Below are some things you would need for a hooked-up toilet:
- Cement saw
- Masonry blade
- Drill and driver set
- Heavy rubber gloves
- Trash bag
- Reciprocating saw
- Household cleaner
- Rags or old towels
- “Y” or “TY” combo assembly
Is the sludge used on farms in Australia and America?
In Australia, the use of treated sewage sludge (a term also called as human biosolids) to improve pastures has become more common and frequent in and around New South Wales. According to statistics, each year the company reuses 100 per cent of biosolids produced, for approximately 180,000 tonnes.
In the past, fertilizers were only a quick resolution with zero benefits as the soils were of poor quality and low organic matters, so making pasture has been difficult for the farmers.
Once they noticed the great results from other farmers in NSW after using biosolids on their crops they knew straight away that they had to switch to using biosolids.
After consistently using the biosolids on their crops they now have better water retention and their production has improved greatly. According to one sheep farmer – their wool production per sheep has grown rapidly and their young sheep growth rates have really improved, which in turn has led them to heavier body weights for the sale of their sheep.
Furthermore, in Sydney, after more than a century, sewage has no longer been pouring into Sydney’s oceans. The NSW Government has turned off the state’s last sewage pipes in which the sewage has been draining into the ocean for the past 100 years.
Now finally after a long time coming, these last three ocean outfalls are closed and have been diverted to the Bondi Wastewater Treatment Plant, NSW Premier Gladys Berejiklian just opened last November, 2018.
Similarly, in the United States, an estimated average of four million tons of treated sewage sludge, (biosolids) is used on farms across the country. Despite some scientific research showing some harm.
The EPA (Environmental Protection Agency) mentions that the controlled land application of biosolids completes a natural cycle in the environment. They also add that by treating sewage sludge, it becomes biosolids which creates a valuable fertilizer, a much better option instead of taking up space in a landfill or disposal facility.
What are the differences between the sewage systems in different countries?
In Japan, sewer systems have been constructed with extreme weather in mind.
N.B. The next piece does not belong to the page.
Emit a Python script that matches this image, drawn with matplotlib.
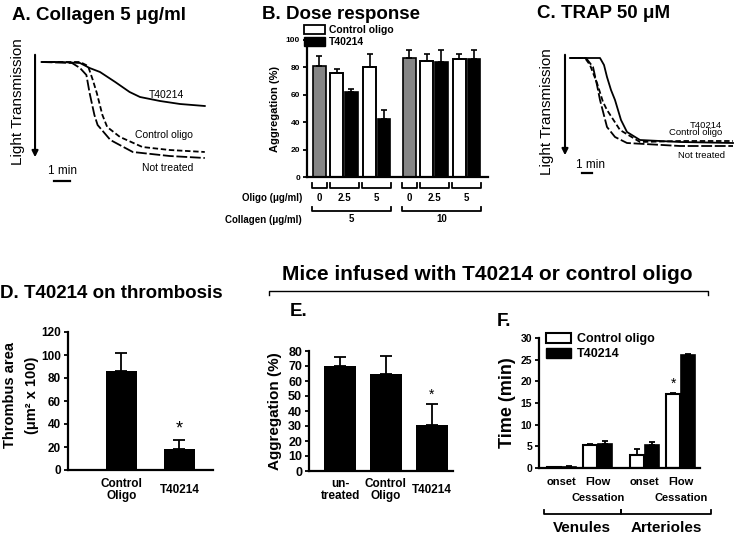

There are concrete silos of more than 200 feet in height in a city called Saitama with a width of over 100 feet, are in place to protect the system from damage.
In Europe, countries like Greece are restricted from putting toilet paper down the toilet because their sewage pipes are twice as small as similar pipes in the UK. Due to this restriction, disposing of the paper in a bin beside the toilet is advised instead of flushing it down. Generally, bins are emptied each day so there is usually no problem with unpleasant smells either.
In South East Asia and South America there’s been a fresh approach to sanitation in some urban areas. It is also known as simplified sewerage, and it has been tried in countries such as Brazil, Pakistan and Honduras.
Simplified sewerage is similar to conventional sewerage. Smaller pipes are placed in more shallow areas than is the case with conventional sewerage, and people in communities can construct simplified sewerage themselves.